3. Dragonfly DF1: Hydrogen Peroxide-Powered

Seating just one person and looking like a shopping cart and a chair with rotor blades attached, the Dragonfly DF1 is not a normal helicopter. It is powered by rockets, fueled by hydrogen peroxide, attached to the rotor tips. Both rockets blast out with power that equates to just over 100 horsepower per rocket motor. The hydrogen peroxide propulsion systems used to make the main rotors spin are only eight inches in length and weigh one and a half pounds each. Because there is no central motor, torque does not form, eliminating the need for powerful tail rotor action. 

Instead, a basic, low power tail rotor is just used for light steering duties. The power to weight ratio of the Dragonfly DF1 is impressive, given the 204 horsepower total power contrasted with a machine weight of merely 230 pounds.
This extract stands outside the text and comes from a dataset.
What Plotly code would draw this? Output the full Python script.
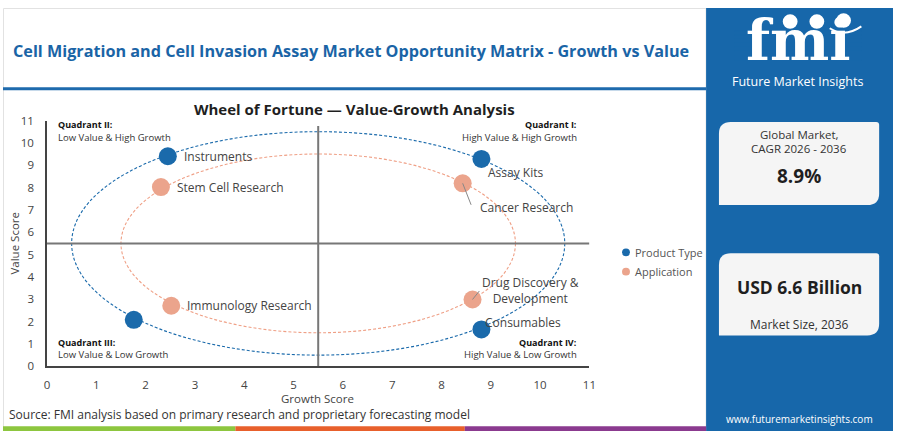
import plotly.graph_objects as go

# ---------------- data ----------------
product_labels = ["Instruments", "Assay Kits", "Consumables", ""]
product_growth = [2.45, 8.81, 8.81, 1.76]
product_value = [9.40, 9.28, 1.65, 2.08]

app_labels = ["Stem Cell Research", "Cancer Research", "Drug Discovery &<br>Development", "Immunology Research"]
app_growth = [2.31, 8.43, 8.63, 2.52]
app_value = [8.02, 8.19, 2.99, 2.71]

axis_ticks = list(range(0, 12))
axis_max = 11
center = 5.5
ring_radius = {"Product Type": 5.0, "Application": 4.0}

quadrants = [
    ("Quadrant II:", "Low Value & High Growth", "left", "top"),
    ("Quadrant I:", "High Value & High Growth", "right", "top"),
    ("Quadrant III:", "Low Value & Low Growth", "left", "bottom"),
    ("Quadrant IV:", "High Value & Low Growth", "right", "bottom"),
]

cagr_text = "8.9%"
size_text = "USD 6.6 Billion"

# ---------------- style ----------------
W, H = 900, 438
BLUE = "#1a6aab"
ORANGE = "#eba48c"
PANEL = "#1767aa"
FONT = "Open Sans"

def px(x):
    return x / W

def py(y):
    return 1 - y / H

PLOT_L, PLOT_R, PLOT_T, PLOT_B = 44.5, 593, 116.5, 371

fig = go.Figure()

fig.add_trace(go.Scatter(
    x=product_growth, y=product_value, mode="markers", name="Product Type",
    marker=dict(size=18, color=BLUE), cliponaxis=False, showlegend=False,
    hovertext=product_labels,
))
fig.add_trace(go.Scatter(
    x=app_growth, y=app_value, mode="markers", name="Application",
    marker=dict(size=18, color=ORANGE), cliponaxis=False, showlegend=False,
    hovertext=app_labels,
))

shapes = []
annotations = []

# rings
for key, col, dash in [("Product Type", BLUE, "3px,2px"), ("Application", "#ef9f85", "3px,2px")]:
    r = ring_radius[key]
    shapes.append(dict(type="circle", xref="x", yref="y", x0=center - r, x1=center + r,
                       y0=center - r, y1=center + r, line=dict(color=col, width=1.1, dash=dash),
                       layer="below"))

# quadrant lines
shapes.append(dict(type="line", xref="x", yref="y", x0=0, x1=axis_max, y0=center, y1=center,
                   line=dict(color="#777777", width=2), layer="below"))
shapes.append(dict(type="line", xref="x", yref="y", x0=center, x1=center, y0=0, y1=axis_max - 0.25,
                   line=dict(color="#777777", width=2), layer="below"))

# left panel border
shapes.append(dict(type="rect", xref="paper", yref="paper", x0=px(0.5), x1=px(711), y0=py(437.5), y1=py(0.5),
                   line=dict(color="#e2e2e2", width=1), layer="below"))
# header underline
shapes.append(dict(type="line", xref="paper", yref="paper", x0=0, x1=px(711), y0=py(83.5), y1=py(83.5),
                   line=dict(color="#1e6aad", width=3)))
# bottom color bar
for x0, x1, c in [(0, 235, "#8dc63f"), (235, 467, "#e8602c"), (467, 711, "#8b3a8f")]:
    shapes.append(dict(type="rect", xref="paper", yref="paper", x0=px(x0), x1=px(x1), y0=py(438), y1=py(433),
                       line=dict(width=0), fillcolor=c))
# right panel
shapes.append(dict(type="rect", xref="paper", yref="paper", x0=px(711), x1=1, y0=0, y1=1,
                   line=dict(width=0), fillcolor=PANEL, layer="below"))


def card_path(x0, y0, x1, y1, rb, rs):
    def P(x, y):
        return f"{px(x):.5f},{py(y):.5f}"
    d = f"M {P(x0 + rb, y0)} L {P(x1 - rs, y0)} Q {P(x1, y0)} {P(x1, y0 + rs)} "
    d += f"L {P(x1, y1 - rb)} Q {P(x1, y1)} {P(x1 - rb, y1)} "
    d += f"L {P(x0, y1)} L {P(x0, y0 + rb)} Q {P(x0, y0)} {P(x0 + rb, y0)} Z"
    return d

for (y0, y1) in [(118, 204), (254, 339)]:
    shapes.append(dict(type="path", xref="paper", yref="paper", path=card_path(724, y0, 886, y1, 12, 3),
                       fillcolor="#f5f5f5", line=dict(width=0)))

# ---------- annotations ----------
def txt(x, y, text, size, color="#333333", bold=False, xanchor="center", yanchor="middle", font=FONT, **kw):
    if bold:
        text = f"<b>{text}</b>"
    annotations.append(dict(xref="paper", yref="paper", x=px(x), y=py(y), text=text, showarrow=False,
                            xanchor=xanchor, yanchor=yanchor,
                            font=dict(family=font, size=size, color=color), **kw))

txt(8, 45, "Cell Migration and Cell Invasion Assay Market Opportunity Matrix - Growth vs Value", 16.2,
    color="#1a64a6", bold=True, xanchor="left")
txt(355.5, 105, "Wheel of Fortune — Value-Growth Analysis", 15, color="#1f1f1f", bold=True)
txt(318, 404, "Growth Score", 11.5, color="#444444")
txt(12, 243, "Value Score", 11.5, color="#444444", textangle=-90)
txt(4, 421, "Source: FMI analysis based on primary research and proprietary forecasting model", 12,
    color="#333333", xanchor="left")

# quadrant labels
for head, sub, side, vert in quadrants:
    xx = 54 if side == "left" else 582
    y1, y2 = (121, 134) if vert == "top" else (346, 359)
    txt(xx, y1, head, 9, color="#111111", bold=True, xanchor=side)
    txt(xx, y2, sub, 9.5, color="#333333", xanchor=side)

# point labels (offsets in pixels)
label_style = dict(family=FONT, size=12, color="#444444")
offsets_prod = [(14, 0, "left"), (34, -14, "center"), (42, 7, "center"), (0, 0, "left")]
offsets_app = [(14, 0, "left"), (15, -24, "left"), (58, 9, "center"), (14, 0, "left")]
for labels, gx, vy, offs in [(product_labels, product_growth, product_value, offsets_prod),
                             (app_labels, app_growth, app_value, offsets_app)]:
    for lab, g, v, (dx, dy, xa) in zip(labels, gx, vy, offs):
        if not lab:
            continue
        annotations.append(dict(xref="x", yref="y", x=g, y=v, text=lab, showarrow=False,
                                xanchor=xa, yanchor="middle", xshift=dx, yshift=dy,
                                font=label_style, align="center"))

# leader lines
for g, v, ax, ay in [(app_growth[1], app_value[1], 9, 23), (app_growth[2], app_value[2], 8, -10)]:
    annotations.append(dict(xref="x", yref="y", x=g, y=v, text="", showarrow=True, arrowhead=0,
                            arrowwidth=1, arrowcolor="#888888", ax=ax, ay=ay, standoff=0))

# legend (manual)
for yy, name, col in [(253, "Product Type", BLUE), (273, "Application", ORANGE)]:
    shapes.append(dict(type="circle", xref="paper", yref="paper", x0=px(626), x1=px(634),
                       y0=py(yy + 4), y1=py(yy - 4), fillcolor=col, line=dict(width=0)))
    txt(637, yy, name, 11, color="#555555", xanchor="left")

# right panel text
txt(805, 131, "Global Market,", 11.5, color="#333333")
txt(805, 146, "CAGR 2026 - 2036", 11.5, color="#333333")
txt(805, 174, cagr_text, 19, color="#1f1f1f", bold=True)
txt(805, 289, size_text, 17.5, color="#1f1f1f", bold=True)
txt(805, 328, "Market Size, 2036", 12, color="#333333")
txt(805, 426, "www.futuremarketinsights.com", 10, color="white")
txt(803, 76, "Future Market Insights", 12.5, color="white")
txt(804, 33, "fmi", 56, color="white", bold=True, font="DejaVu Serif")

# logo stripes
for i in range(8):
    yy = 24 + i * 4.2
    shapes.append(dict(type="line", xref="paper", yref="paper", x0=px(740), x1=px(868),
                       y0=py(yy), y1=py(yy), line=dict(color=PANEL, width=1.2)))
# logo icons
for cx, cy in [(796, 14), (823, 14), (850, 13)]:
    shapes.append(dict(type="circle", xref="paper", yref="paper", x0=px(cx - 7.5), x1=px(cx + 7.5),
                       y0=py(cy + 7.5), y1=py(cy - 7.5), fillcolor="white", line=dict(width=0)))
shapes.append(dict(type="path", xref="paper", yref="paper",
                   path=f"M {px(836):.5f},{py(21):.5f} Q {px(851):.5f},{py(31):.5f} {px(868):.5f},{py(19):.5f}",
                   line=dict(color="white", width=2)))

fig.update_layout(
    autosize=True, margin=dict(l=0, r=0, t=0, b=0),
    paper_bgcolor="white", plot_bgcolor="white",
    showlegend=False,
    xaxis=dict(domain=[px(PLOT_L), px(PLOT_R)], range=[0, axis_max], tickvals=axis_ticks,
               showgrid=False, zeroline=False, showline=True, linecolor="#444444", linewidth=1.5,
               ticks="outside", ticklen=7, tickcolor="rgba(0,0,0,0)",
               tickfont=dict(family=FONT, size=11.5, color="#444444")),
    yaxis=dict(domain=[py(PLOT_B), py(PLOT_T)], range=[0, axis_max], tickvals=axis_ticks,
               showgrid=False, zeroline=False, showline=True, linecolor="#444444", linewidth=1.5,
               ticks="outside", ticklen=9, tickcolor="rgba(0,0,0,0)",
               tickfont=dict(family=FONT, size=11.5, color="#444444")),
    shapes=shapes, annotations=annotations,
)

post = (
    "document.documentElement.style.margin='0';document.documentElement.style.overflow='hidden';"
    "document.body.style.margin='0';document.body.style.padding='0';document.body.style.overflow='hidden';"
    "var gd=document.querySelector('.plotly-graph-div');"
    "if(gd){gd.style.position='fixed';gd.style.left='0px';gd.style.top='0px';"
    "gd.style.width='100vw';gd.style.height='100vh';Plotly.Plots.resize(gd);}"
)
fig.write_html("out.html", config={"displayModeBar": False, "responsive": True},
               default_width="100vw", default_height="100vh", post_script=post)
Ricardo Cavalcanti, Chairman Avimech Int’l Aircraft, Inc. is the creator of the machine, a renowned aeronautical engineer and nature enthusiast from Brazil who sees the creation as a more ecofriendly mode of flight. Ricardo’s machine uses a collective pitch control to gain altitude once the hydrogen peroxide rockets have got the blades spinning at 750 revolutions per minute.

2. De Lackner HZ-1 Aerocycle: The Worst Helicopter

Probably the one of the most unsettling idea ever for a helicopter, the De Lackner HZ-1 Aerocycle was a terrifying contraption that saw pilots standing right above rotor blades. Variations of the machine were tested from 1954 to 1956, showing promise only at first.
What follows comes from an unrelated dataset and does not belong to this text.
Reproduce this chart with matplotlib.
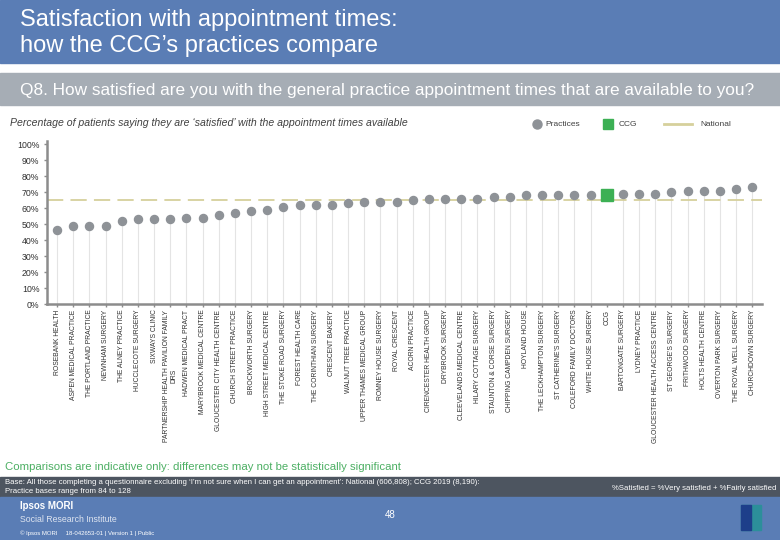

A twist grip throttle controller managed power, while the machine was supposed to have steer, pitch and yaw control by leaning. This was meant to be so easy that a soldier could fly the machine in a manner similar to riding a bicycle following less than half an hour’s training.  Safety of the machine itself became a glaring issue following crashes. Additionally, upright standing pilots on an Aerocycle would be seemingly easy targets for enemy firepower. The US Army thought there would be an airborne cavalry unit using the machines, but instead the Aerocycle project got scrapped in the end.
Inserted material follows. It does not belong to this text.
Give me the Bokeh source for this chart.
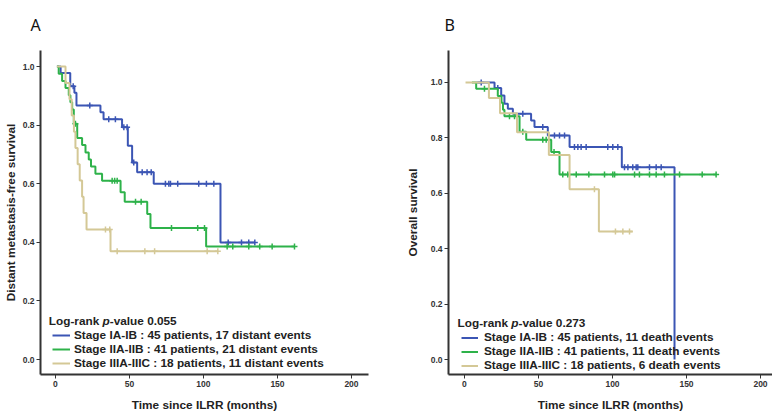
import numpy as np
from bokeh.plotting import figure
from bokeh.layouts import row
from bokeh.models import (Range1d, FixedTicker, PrintfTickFormatter, Legend,
                          LegendItem, Label)
from bokeh.embed import file_html
from bokeh.resources import INLINE

# ---------------- data ----------------
# Panel A: distant metastasis-free survival
a_blue_start, a_blue_end = 1.0, 134.7
a_blue_t = [3.5, 10.0, 12.8, 14.2, 30.4, 32.5, 45.0, 48.9, 51.8, 55.2, 66.4, 111.5]
a_blue_s = [0.978, 0.933, 0.911, 0.867, 0.844, 0.820, 0.793, 0.730, 0.673, 0.639, 0.600, 0.400]
a_blue_c = [12.0, 23.2, 36.0, 40.5, 46.2, 48.4, 52.9, 58.6, 61.9, 64.7, 74.3, 76.6,
            77.7, 82.6, 96.8, 102.0, 107.0, 116.7, 125.7, 130.6, 134.7]

a_green_start, a_green_end = 1.0, 161.5
a_green_t = [2.2, 4.5, 6.8, 9.0, 10.1, 11.3, 12.4, 14.7, 18.0, 20.3, 22.5, 24.0,
             27.0, 31.5, 44.0, 46.8, 62.0, 64.2, 101.8]
a_green_s = [0.976, 0.951, 0.927, 0.902, 0.878, 0.854, 0.805, 0.756, 0.732, 0.707,
             0.683, 0.659, 0.634, 0.610, 0.571, 0.539, 0.497, 0.449, 0.386]
a_green_c = [13.5, 38.3, 40.0, 41.7, 54.1, 57.9, 78.4, 96.1, 100.7, 116.0, 119.8,
             130.6, 138.0, 146.4, 161.5]

a_tan_start, a_tan_end = 1.0, 109.7
a_tan_t = [6.8, 9.5, 11.0, 12.5, 13.5, 15.0, 16.4, 18.0, 19.0, 21.0, 37.2]
a_tan_s = [0.944, 0.889, 0.833, 0.778, 0.722, 0.667, 0.611, 0.556, 0.500, 0.444, 0.370]
a_tan_c = [33.8, 36.7, 41.7, 60.4, 67.0, 102.5, 109.7]

# Panel B: overall survival
b_blue_start, b_blue_end = 8.0, 141.9
b_blue_t = [20.3, 24.8, 27.0, 29.3, 32.7, 45.0, 47.3, 56.3, 71.0, 106.3, 141.9]
b_blue_s = [0.980, 0.953, 0.923, 0.905, 0.887, 0.863, 0.839, 0.809, 0.767, 0.694, 0.0]
b_blue_c = [11.3, 22.5, 39.4, 52.9, 60.8, 64.2, 67.6, 74.3, 76.6, 78.8, 82.2, 96.8,
            100.2, 103.6, 108.1, 110.4, 113.7, 116.0, 117.1, 125.0, 129.5, 132.9]

b_green_start, b_green_end = 5.0, 170.0
b_green_t = [7.9, 22.5, 25.0, 26.0, 27.0, 37.2, 41.7, 58.6, 64.2]
b_green_s = [0.977, 0.951, 0.927, 0.902, 0.878, 0.822, 0.793, 0.749, 0.668]
b_green_c = [13.5, 30.4, 33.8, 39.4, 52.9, 55.2, 60.5, 66.4, 69.8, 75.5, 84.0, 94.6,
             100.2, 101.4, 114.9, 118.2, 125.0, 129.5, 135.1, 145.3, 160.6, 170.0]

b_tan_start, b_tan_end = 0.7, 113.7
b_tan_t = [16.5, 24.0, 35.5, 57.0, 71.0, 90.8]
b_tan_s = [0.944, 0.889, 0.820, 0.738, 0.615, 0.462]
b_tan_c = [87.8, 102.0, 107.0, 111.5]

a_labels = ["Stage IA-IB : 45 patients, 17 distant events",
            "Stage IIA-IIB : 41 patients, 21 distant events",
            "Stage IIIA-IIIC : 18 patients, 11 distant events"]
b_labels = ["Stage IA-IB : 45 patients, 11 death events",
            "Stage IIA-IIB : 41 patients, 11 death events",
            "Stage IIIA-IIIC : 18 patients, 6 death events"]
a_pvalue = "-value 0.055"
b_pvalue = "-value 0.273"

x_ticks = [0, 50, 100, 150, 200]
y_ticks = [0.0, 0.2, 0.4, 0.6, 0.8, 1.0]

BLUE, GREEN, TAN = "#3b55b4", "#2eb24a", "#d4c896"
TXT = "#222222"
FONT = "Liberation Sans"
FS = "11.8px"


def step_xy(start, end, t, s):
    xs = [start] + list(t) + [max(end, t[-1])]
    ys = [1.0] + list(s) + [s[-1]]
    return xs, ys


def censor_y(t, s, c):
    t = np.asarray(t)
    s = np.asarray([1.0] + list(s))
    idx = np.searchsorted(t, np.asarray(c), side="right")
    return s[idx]


def make_panel(fw, mb, xr, yr, ylabel, curves, labels, pval,
               letter, letter_off, title_xy, leg_loc, leg_h, leg_gw, leg_sd):
    p = figure(frame_width=fw, frame_height=324, output_backend="svg",
               toolbar_location=None, x_range=Range1d(*xr), y_range=Range1d(*yr),
               min_border_left=mb[0], min_border_right=mb[1],
               min_border_top=42, min_border_bottom=37,
               title=letter)
    p.title.text_font = "Noto Sans"
    p.title.text_font_size = "16px"
    p.title.text_font_style = "normal"
    p.title.text_color = "#111111"
    p.title.align = "left"
    p.title.vertical_align = "top"
    p.title.offset = letter_off
    p.title.standoff = 26
    p.outline_line_color = None
    p.xgrid.visible = False
    p.ygrid.visible = False
    p.background_fill_color = "white"
    p.border_fill_color = "white"
    for ax in (p.xaxis[0], p.yaxis[0]):
        ax.axis_line_width = 2
        ax.axis_line_color = "#333333"
        ax.major_tick_line_color = "#333333"
        ax.major_tick_in = 0
        ax.major_tick_out = 4
        ax.minor_tick_line_color = None
        ax.major_label_text_font = FONT
        ax.major_label_text_font_style = "bold"
        ax.major_label_text_font_size = "8.5px"
        ax.major_label_text_color = "#333333"
        ax.axis_label_text_font = FONT
        ax.axis_label_text_font_style = "bold"
        ax.axis_label_text_font_size = FS
        ax.axis_label_text_color = TXT
        ax.major_label_standoff = 2
    p.xaxis.ticker = FixedTicker(ticks=x_ticks)
    p.yaxis.ticker = FixedTicker(ticks=y_ticks)
    p.yaxis.formatter = PrintfTickFormatter(format="%.1f")
    p.xaxis.axis_label = "Time since ILRR (months)"
    p.yaxis.axis_label = ylabel
    p.xaxis.axis_label_standoff = 8
    p.yaxis.axis_label_standoff = 2

    items = []
    for (start, end, t, s, c, col), lab in zip(curves, labels):
        xs, ys = step_xy(start, end, t, s)
        r = p.step(xs, ys, mode="after", line_color=col, line_width=2)
        p.scatter(c, censor_y(t, s, c), marker="cross", size=6,
                  line_color=col, line_width=1.5)
        items.append(LegendItem(label=lab, renderers=[r]))

    leg = Legend(items=items, location=leg_loc, padding=0, margin=0, spacing=0,
                 label_height=leg_h, glyph_height=leg_h, glyph_width=leg_gw,
                 label_standoff=leg_sd, label_text_font=FONT,
                 label_text_font_style="bold", label_text_font_size=FS,
                 label_text_color=TXT, background_fill_alpha=0,
                 border_line_color=None)
    p.add_layout(leg)

    tx, ty = title_xy
    w1 = 4.556 * 11.8
    w2 = 0.611 * 11.8
    for txt, off, style in (("Log-rank ", 0, "bold"), ("p", w1, "bold italic"),
                            (pval, w1 + w2, "bold")):
        p.add_layout(Label(x=tx, y=ty, x_offset=off, text=txt, text_font=FONT,
                           text_font_size=FS, text_font_style=style,
                           text_color=TXT, text_baseline="middle"))
    return p


pa = make_panel(328, (32, 20), (-10.1, 211.5), (-0.051, 1.055),
                "Distant metastasis-free survival",
                [(a_blue_start, a_blue_end, a_blue_t, a_blue_s, a_blue_c, BLUE),
                 (a_green_start, a_green_end, a_green_t, a_green_s, a_green_c, GREEN),
                 (a_tan_start, a_tan_end, a_tan_t, a_tan_s, a_tan_c, TAN)],
                a_labels, a_pvalue, "A", -10, (-4.5, 0.131),
                (12, 4), 14, 18, 4)

pb = make_panel(324, (60, 0), (-10.8, 208.1), (-0.054, 1.1155),
                "Overall survival",
                [(b_blue_start, b_blue_end, b_blue_t, b_blue_s, b_blue_c, BLUE),
                 (b_green_start, b_green_end, b_green_t, b_green_s, b_green_c, GREEN),
                 (b_tan_start, b_tan_end, b_tan_t, b_tan_s, b_tan_c, TAN)],
                b_labels, b_pvalue, "B", -4, (-4.7, 0.131),
                (13, 2), 13, 17, 6)
pb.yaxis.axis_label_standoff = 8

layout = row(pa, pb)
open("out.html", "w").write(file_html(layout, INLINE))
Test pilot Captain Selmer Sundby, who spent time in charge of the Aerocycle tests and program development before identifying the machine as being too flawed, ultimately received a Distinguished Flying Cross in 1958 to recognize his service with the project. A single remaining Aerocycle can be seen on display at the US Army Transportation Museum in Fort Eustis, Virginia.

1. VS-300: The First Helicopter

The world’s first legitimately flyable helicopter was the Sikorsky VS-300, the work of rotary winged flight pioneer Igor Sikorsky. On September 14, 1939, the machine first got airborne in Stratford, Connecticut after construction by the United Aircraft Corporation’s Vought-Sikorsky Division. Sikorsky patented the basic design in 1931, with the flights to follow laying the groundwork for the familiar main and tail rotor helicopter ubiquitous in modern times. The machine’s first ventures into the air made use of tethers and it was not until 1940 that unrestricted flight took place. Sikorsky had started his engineering journey by making a windup toy helicopter at age 12.

A current day helicopter pilot would be most concerned by the open cockpit of this machine. The front pod looked something like the cockpit of a World War I biplane fighter, while the main blades swirled above the strapped in pilot. Sikorsky’s pioneering work used drive from a single engine to power both the main blades and anti-torque tail rotor. Not content to be the first normal single rotor helicopter, the VS-300 also got fitted with floats and became the first operational amphibian helicopter, landing and taking off from water with ease. The VS-300 is now an exhibit at the Dearborn, Michigan Henry Ford Museum.